Commentary by Bernice L. Hausman, Ph.D., Professor, Department of English; coordinator of the undergraduate minor in Medicine and Society, Virginia Tech.
In answer to a listserv question about how professors of English might benefit from interaction with health care professionals:
I think one real benefit is widening the range of impact for English studies. Even our English majors can sometimes not see the importance of their knowledge and their competencies in the larger world, and often we can only suggest to the best of them that they go to graduate school to become like us. But undergraduates in English who are educated in the medical humanities begin to see places for themselves in the policy world, in public health, and in other careers in health care.
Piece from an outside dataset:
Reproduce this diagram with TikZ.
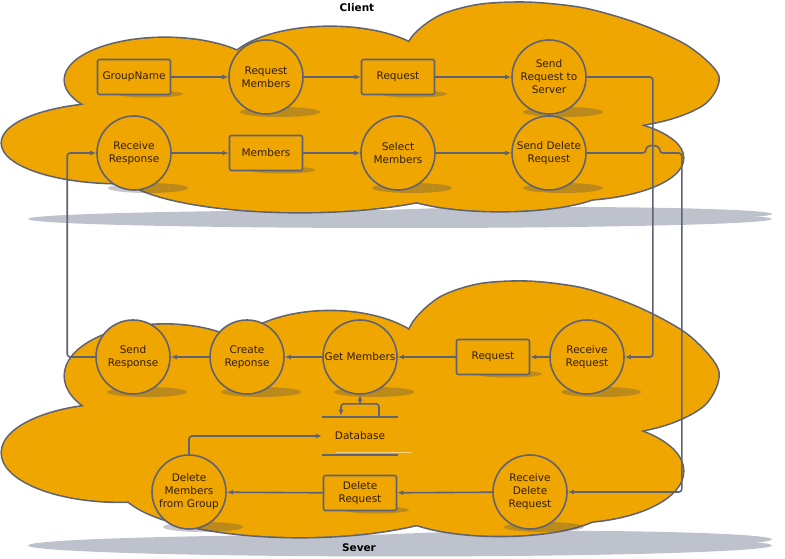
\documentclass[tikz,border=0pt]{standalone}
\usepackage{fontspec}
\setmainfont{DejaVu Sans}
\usetikzlibrary{arrows.meta, positioning, calc}

\definecolor{cloudfill}{RGB}{240,166,0}
\definecolor{edgegray}{RGB}{94,98,114}
\definecolor{cloudshade}{RGB}{190,194,204}
\definecolor{shadowgray}{RGB}{70,70,90}
\definecolor{inktext}{RGB}{50,30,5}

\pgfdeclarelayer{bg}
\pgfdeclarelayer{shade}
\pgfsetlayers{bg,shade,main}

\newcommand{\nodefont}{\fontsize{10.5}{13}\selectfont}

% one cloud: shadow, outline of all lobes, then the fill over it
\newcommand{\cloudlobes}{165/80/100/42, 120/143/118/40, 330/72/105/45,
    570/158/113/42, 500/185/110/26, 300/170/180/42, 380/115/240/70}
\newcommand{\drawcloud}{%
  \fill[cloudshade] (400,219) ellipse [x radius=372, y radius=9];
  \fill[cloudshade] (560,214) ellipse [x radius=212, y radius=7];
  \foreach \cx/\cy/\rx/\ry in \cloudlobes
    \draw[edgegray, line width=3.2pt] (\cx,\cy) ellipse [x radius=\rx, y radius=\ry];
  \draw[edgegray, line width=3.2pt] plot[smooth cycle] coordinates {(402,70) (412,38)
      (440,16) (480,5) (530,3) (585,9) (640,25) (688,47) (718,76) (705,103)
      (665,120) (600,130) (520,128) (450,112) (412,95)};
  \foreach \cx/\cy/\rx/\ry in \cloudlobes
    \fill[cloudfill] (\cx,\cy) ellipse [x radius=\rx, y radius=\ry];
  \fill[cloudfill] plot[smooth cycle] coordinates {(402,70) (412,38)
      (440,16) (480,5) (530,3) (585,9) (640,25) (688,47) (718,76) (705,103)
      (665,120) (600,130) (520,128) (450,112) (412,95)};
}

\begin{document}
\begin{tikzpicture}[
        x=1pt, y=-1pt,
        >={Latex[length=6pt,width=5pt]},
        proc/.style={circle, draw=edgegray, line width=1.6pt, fill=cloudfill,
            minimum size=74pt, inner sep=0pt, align=center, text=inktext, font=\nodefont},
        entity/.style={rectangle, rounded corners=2pt, draw=edgegray, line width=1.6pt,
            fill=cloudfill, minimum width=73pt, minimum height=35pt, inner sep=1pt,
            align=center, text=inktext, font=\nodefont},
        store/.style={minimum width=76pt, minimum height=38pt, inner sep=0pt,
            text=inktext, font=\nodefont},
        flow/.style={->, draw=edgegray, line width=1.6pt, rounded corners=3pt},
        title/.style={font=\bfseries\fontsize{10.5}{13}\selectfont},
        drop/.style={fill=shadowgray, opacity=.3}
    ]
        \useasboundingbox (0,0) rectangle (785,559);

        % clouds
        \begin{pgfonlayer}{bg}
            \drawcloud
            \begin{scope}[shift={(0,278.3)}, yscale=1.22]
                \drawcloud
            \end{scope}
        \end{pgfonlayer}

        \node[title] (client) at (357,8) {Client};
        \node[title] (sever) at (359,548) {Sever};

        % client, first row
        \node[entity] (grp) at (134,77) {GroupName};
        \node[proc] (reqm) at (266,77) {Request\\Members};
        \node[entity] (req) at (398,77) {Request};
        \node[proc] (sendreq) at (549,77) {Send\\Request to\\Server};

        % client, second row
        \node[proc] (recvresp) at (134,153) {Receive\\Response};
        \node[entity] (mem) at (266,153) {Members};
        \node[proc] (selm) at (398,153) {Select\\Members};
        \node[proc] (senddel) at (549,153) {Send Delete\\Request};

        % server
        \node[proc] (sendresp) at (133,357) {Send\\Response};
        \node[proc] (crresp) at (247,357) {Create\\Reponse};
        \node[proc] (getm) at (360,357) {Get Members};
        \node[entity] (sreq) at (493,357) {Request};
        \node[proc] (recvreq) at (587,357) {Receive\\Request};
        \node[store] (db) at (360,436) {Database};
        \node[proc] (delm) at (189,492) {Delete\\Members\\from Group};
        \node[entity] (delreq) at (360,493) {Delete\\Request};
        \node[proc] (recvdel) at (530,492) {Receive\\Delete\\Request};

        \draw[edgegray, line width=1.6pt] (db.north west) -- (db.north east)
            (db.south west) -- (db.south east);

        % shadows under the nodes
        \begin{pgfonlayer}{shade}
            \foreach \n in {reqm, sendreq, recvresp, selm, senddel, sendresp,
                    crresp, getm, recvreq, delm, recvdel}
                \fill[drop] ($(\n)+(14,35)$) ellipse [x radius=40, y radius=5];
            \foreach \n in {grp, req, mem, sreq, delreq}
                \fill[drop] ($(\n)+(16,17)$) ellipse [x radius=33, y radius=3.5];
            \draw[cloudfill!50!white, line width=1.2pt]
                ($(db.south west)+(14,-3)$) -- ($(db.south east)+(14,-3)$);
        \end{pgfonlayer}

        % client flows
        \draw[flow] (grp) -- (reqm);
        \draw[flow] (reqm) -- (req);
        \draw[flow] (req) -- (sendreq);
        \draw[flow] (recvresp) -- (mem);
        \draw[flow] (mem) -- (selm);
        \draw[flow] (selm) -- (senddel);

        % client to server
        \coordinate (hop) at ($(senddel.east)+(66,0)$);
        \draw[flow] (sendreq.east) -- (sendreq.east -| hop) |- (recvreq.east);
        \draw[flow] (senddel.east) -- ($(hop)+(-7,0)$)
            .. controls ($(hop)+(-7,-9)$) and ($(hop)+(7,-9)$) .. ($(hop)+(7,0)$)
            -- ($(hop)+(29,0)$) |- (recvdel.east);

        % server flows
        \draw[flow] (recvreq) -- (sreq);
        \draw[flow] (sreq) -- (getm);
        \draw[flow] (getm) -- (crresp);
        \draw[flow] (crresp) -- (sendresp);
        \draw[flow] ($(db.north)+(19,0)$) |- ($(db.north)+(-19,-13)$) -- ($(db.north)+(-19,-1)$);
        \draw[flow] ($(db.north)+(0,-13)$) -- (getm.south);
        \draw[flow] (recvdel) -- (delreq);
        \draw[flow] (delreq) -- (delm);
        \draw[flow] (delm.north) |- (db.west);

        % server back to client
        \draw[flow] (sendresp.west) -- ++(-28,0) |- (recvresp.west);

    \end{tikzpicture}
\end{document}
That is one specific tangible benefit.
Another benefit is widening our own sense of efficacy as faculty. We have much to offer in terms of interpreting medical discourses in the contemporary world. Susan Sontag first noted in 1977 that all experiences of cancer are metaphorized into "fights" or "battles." That terminology rages on, and impacts cultural and medical thinking and practice about cancer. Our engagement with these issues and dissemination of our ideas in the public sphere is important, and it is an often neglected element of our scholarly practice. Engagement with physicians is one place to start.
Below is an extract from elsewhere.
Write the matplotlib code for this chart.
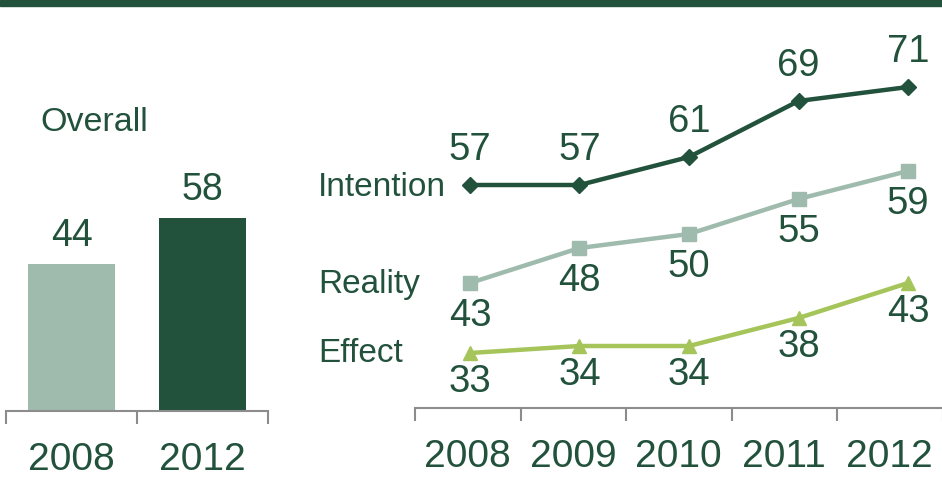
import matplotlib
matplotlib.use("Agg")
import matplotlib.pyplot as plt
from matplotlib.patches import Rectangle

# data
bar_years = ["2008", "2012"]
bar_values = [44, 58]
years = ["2008", "2009", "2010", "2011", "2012"]
intention = [57, 57, 61, 69, 71]
reality = [43, 48, 50, 55, 59]
effect = [33, 34, 34, 38, 43]

dark = "#22513C"
light = "#9FBBAD"
lime = "#A5C55B"
grey = "#8C8C8C"

plt.rcParams["font.family"] = ["Liberation Sans", "DejaVu Sans"]

W, H = 942, 483
fig = plt.figure(figsize=(W / 100, H / 100), dpi=100)


def box(x0, y0, x1, y1):
    # pixel box (top-left origin) -> figure fraction
    return [x0 / W, 1 - y1 / H, (x1 - x0) / W, (y1 - y0) / H]


# top band
fig.patches.append(Rectangle((0, 1 - 6 / H), 1, 6 / H, transform=fig.transFigure,
                             color=dark, zorder=0))

# ---- overall bars ----
ax1 = fig.add_axes(box(6, 11, 268, 411))
ax1.bar(range(len(bar_values)), bar_values, width=0.67, color=[light, dark])
ax1.set_xlim(-0.5, 1.5)
ax1.set_ylim(0, 120)
for i, v in enumerate(bar_values):
    ax1.text(i, v + 3, str(v), ha="center", va="bottom", fontsize=27, color=dark)
ax1.text(0.13, 0.722, "Overall", transform=ax1.transAxes, fontsize=24.5, color=dark,
         ha="left", va="center")


def style_axis(ax, n):
    for s in ["top", "right", "left"]:
        ax.spines[s].set_visible(False)
    ax.spines["bottom"].set_color(grey)
    ax.spines["bottom"].set_linewidth(1.5)
    ax.set_yticks([])
    ax.set_xticks(range(n))
    ax.set_xticks([i - 0.5 for i in range(n + 1)], minor=True)
    ax.tick_params(axis="x", which="major", length=0, pad=22, labelsize=28, labelcolor=dark)
    ax.tick_params(axis="x", which="minor", length=9, width=1.5, color=grey)
    ax.patch.set_alpha(0)


style_axis(ax1, len(bar_years))
ax1.set_xticklabels(bar_years)

# ---- trend lines ----
# axis with category ticks
ax2 = fig.add_axes(box(415, 60, 942.5, 408))
ax2.set_xlim(-0.5, 4.5)
ax2.set_ylim(0, 1)
style_axis(ax2, len(years))
ax2.set_xticklabels(years)

# lines
ax3 = fig.add_axes(box(415, 60, 942, 400))
ax3.set_xlim(-0.502, 4.31)
ax3.set_ylim(43 - 117 / 7, 43 + 223 / 7)
ax3.axis("off")
x = list(range(len(years)))
ax3.plot(x, intention, color=dark, lw=3.2, marker="D", ms=8, clip_on=False)
ax3.plot(x, reality, color=light, lw=3.2, marker="s", ms=10, clip_on=False)
ax3.plot(x, effect, color=lime, lw=3.2, marker="^", ms=10, clip_on=False)

for xi, v in zip(x, intention):
    ax3.annotate(str(v), (xi, v), xytext=(0, 25), textcoords="offset points",
                 ha="center", va="center", fontsize=27.5, color=dark, annotation_clip=False)
for xi, v in zip(x, reality):
    ax3.annotate(str(v), (xi, v), xytext=(0, -24), textcoords="offset points",
                 ha="center", va="center", fontsize=27.5, color=dark, annotation_clip=False)
for xi, v in zip(x, effect):
    ax3.annotate(str(v), (xi, v), xytext=(0, -21), textcoords="offset points",
                 ha="center", va="center", fontsize=27.5, color=dark, annotation_clip=False)

# series names
for name, yp in [("Intention", 187), ("Reality", 285), ("Effect", 354)]:
    fig.text(318 / W, 1 - yp / H, name, fontsize=24, color=dark, ha="left", va="center")

fig.savefig("out.png", dpi=100)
Finally, we can benefit from collaborative funding endeavors. I am currently leading a research group studying discourses of vaccine refusal. As head of a multimodal team that includes faculty (humanities and public health), graduate students, and undergraduates, I find the research synergies energizing. In addition, we are going to submit a funding proposal to the NIH or CDC concerning the social and cultural contexts of vaccine refusal. Working with physicians and other health care professionals would only strengthen our proposal. Such research projects are intellectually and socially valuable, and can potentially bring in much needed funds to humanities departments increasingly strapped for operating funds and graduate student stipends.